-- START OF RECORDS PROVIDED --

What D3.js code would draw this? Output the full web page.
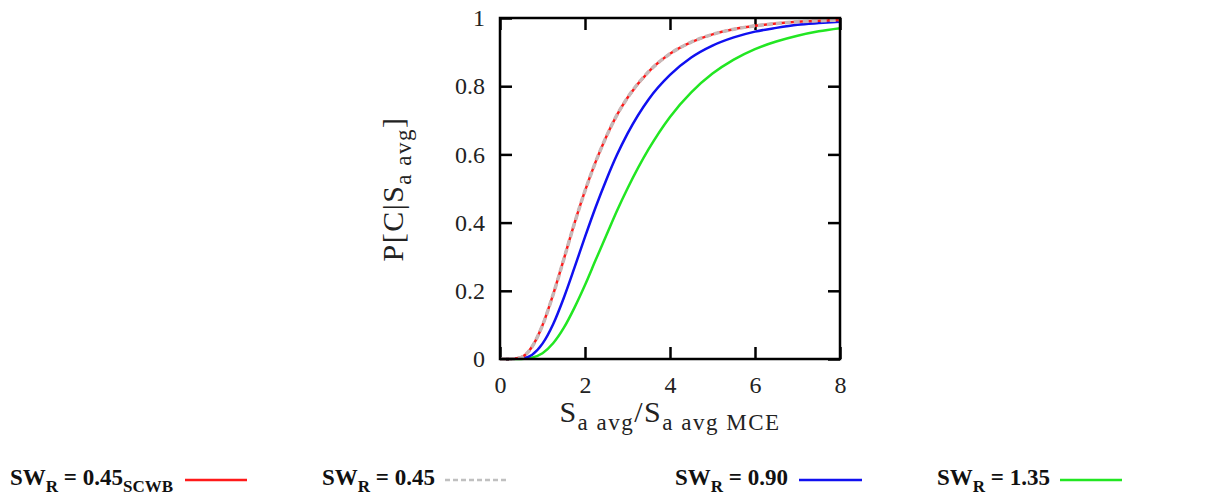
<!DOCTYPE html>
<html><head><meta charset="utf-8">
<script src="https://cdn.jsdelivr.net/npm/d3@7"></script>
<style>body{margin:0;background:#fff}svg{display:block}</style>
</head><body><svg id="c" width="1217" height="498"></svg>
<script>
// ---- data ----
const xValues   = [0, 0.25, 0.5, 0.75, 1, 1.25, 1.5, 1.75, 2, 2.25, 2.5, 2.75, 3, 3.5, 4, 4.5, 5, 5.5, 6, 6.5, 7, 7.5, 8];
const swr045scwb = [0, 0.0001, 0.005, 0.035, 0.099, 0.189, 0.292, 0.397, 0.493, 0.578, 0.652, 0.715, 0.766, 0.843, 0.895, 0.929, 0.952, 0.967, 0.977, 0.984, 0.989, 0.992, 0.994];
const swr045     = [0, 0.0001, 0.005, 0.035, 0.099, 0.189, 0.292, 0.397, 0.493, 0.578, 0.652, 0.715, 0.766, 0.843, 0.895, 0.929, 0.952, 0.967, 0.977, 0.984, 0.989, 0.992, 0.994];
const swr090     = [0, 0, 0.0012, 0.012, 0.045, 0.102, 0.179, 0.267, 0.358, 0.445, 0.525, 0.598, 0.661, 0.762, 0.833, 0.884, 0.919, 0.943, 0.960, 0.971, 0.980, 0.985, 0.989];
const swr135     = [0, 0, 0.0003, 0.004, 0.017, 0.046, 0.091, 0.150, 0.217, 0.290, 0.362, 0.434, 0.500, 0.616, 0.710, 0.782, 0.837, 0.878, 0.909, 0.931, 0.948, 0.961, 0.970];
const xTicks = [0, 2, 4, 6, 8];
const xTickLabels = ["0", "2", "4", "6", "8"];
const yTicks = [0, 0.2, 0.4, 0.6, 0.8, 1];
const yTickLabels = ["0", "0.2", "0.4", "0.6", "0.8", "1"];
const legendValues = ["0.45", "0.45", "0.90", "1.35"];
const legendSubs = ["SCWB", "", "", ""];

const svg = d3.select("#c");
const L = 500, R = 840, T = 18, B = 359;
const x = d3.scaleLinear().domain([0, 8]).range([L, R]);
const y = d3.scaleLinear().domain([0, 1]).range([B, T]);
const serif = "'Liberation Serif', 'DejaVu Serif', serif";
const tk = 12;

// axes (inward ticks, mirrored)
const gB = svg.append("g").attr("transform", `translate(0,${B})`)
  .call(d3.axisBottom(x).tickValues(xTicks).tickSize(-tk).tickFormat((d,i)=>xTickLabels[i]));
gB.selectAll("text").attr("y", 34).attr("dy", 0);
const gT = svg.append("g").attr("transform", `translate(0,${T})`)
  .call(d3.axisTop(x).tickValues(xTicks).tickSize(-tk).tickFormat(""));
const gL = svg.append("g").attr("transform", `translate(${L},0)`)
  .call(d3.axisLeft(y).tickValues(yTicks).tickSize(-tk).tickPadding(15).tickFormat((d,i)=>yTickLabels[i]));
const gR = svg.append("g").attr("transform", `translate(${R},0)`)
  .call(d3.axisRight(y).tickValues(yTicks).tickSize(-tk).tickFormat(""));
[gB, gT, gL, gR].forEach(g => {
  g.select(".domain").remove();
  g.selectAll(".tick line").attr("stroke", "#000").attr("stroke-width", 2.5);
  g.selectAll("text").attr("font-family", serif).attr("font-size", 24).attr("fill", "#222");
});

// curves
const lineGen = ys => d3.line().x((d,i)=>x(xValues[i])).y(d=>y(d)).curve(d3.curveMonotoneX)(ys);
svg.append("path").attr("d", lineGen(swr135)).attr("fill","none").attr("stroke","#22e622").attr("stroke-width",2.5);
svg.append("path").attr("d", lineGen(swr090)).attr("fill","none").attr("stroke","#1010f0").attr("stroke-width",2.5);
svg.append("path").attr("d", lineGen(swr045scwb)).attr("fill","none").attr("stroke","#ff1a1a").attr("stroke-width",2.5);
svg.append("path").attr("d", lineGen(swr045)).attr("fill","none").attr("stroke","#c8b8b8").attr("stroke-width",3.5).attr("stroke-dasharray","6,3");

// frame
svg.append("rect").attr("x", L).attr("y", T).attr("width", R-L).attr("height", B-T)
  .attr("fill","none").attr("stroke","#000").attr("stroke-width",2.5);

// axis titles
const yl = svg.append("text").attr("transform", "translate(403,189) rotate(-90)")
  .attr("text-anchor","middle").attr("font-family",serif).attr("font-size",30).attr("fill","#222")
  .attr("letter-spacing", 1.5);
yl.append("tspan").text("P[C|S");
yl.append("tspan").attr("font-size",23).attr("dy",8).text("a avg");
yl.append("tspan").attr("dy",-8).text("]");

const xl = svg.append("text").attr("x", 670).attr("y", 422)
  .attr("text-anchor","middle").attr("font-family",serif).attr("font-size",30).attr("fill","#222")
  .attr("letter-spacing", 1.5);
xl.append("tspan").text("S");
xl.append("tspan").attr("font-size",23).attr("dy",8).text("a avg");
xl.append("tspan").attr("dy",-8).text("/S");
xl.append("tspan").attr("font-size",23).attr("dy",8).text("a avg MCE");

// legend
const legX = [10, 322, 675, 937];
const lineX = [[185,247],[445,507],[799,862],[1060,1122]];
const colors = ["#ff1a1a", "#c0c0c0", "#1010f0", "#22e622"];
const dashes = [null, "5,3", null, null];
legendValues.forEach((v,i) => {
  const t = svg.append("text").attr("x", legX[i]).attr("y", 485)
    .attr("font-family", serif).attr("font-weight","bold").attr("font-size", 23).attr("fill","#111");
  t.append("tspan").text("SW");
  t.append("tspan").attr("font-size",17).attr("dy",7).text("R");
  t.append("tspan").attr("dy",-7).text(" = " + v);
  if (legendSubs[i]) t.append("tspan").attr("font-size",17).attr("dy",7).text(legendSubs[i]);
  const ln = svg.append("line").attr("x1", lineX[i][0]).attr("x2", lineX[i][1]).attr("y1", 480).attr("y2", 480)
    .attr("stroke", colors[i]).attr("stroke-width", 2.5);
  if (dashes[i]) ln.attr("stroke-dasharray", dashes[i]);
});
</script></body></html>
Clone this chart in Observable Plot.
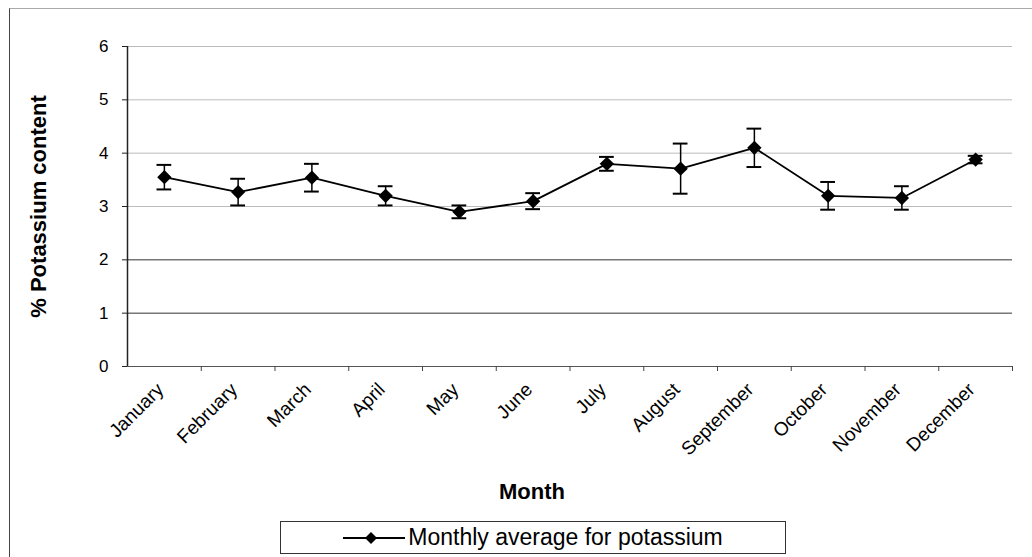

-- END OF RECORDS PROVIDED --

▶ [GIVEN PROBLEM] Copy all lines from the material that include "this".

▶ [COMPLETE OUTPUT]
What D3.js code would draw this? Output the full web page.
Clone this chart in Observable Plot.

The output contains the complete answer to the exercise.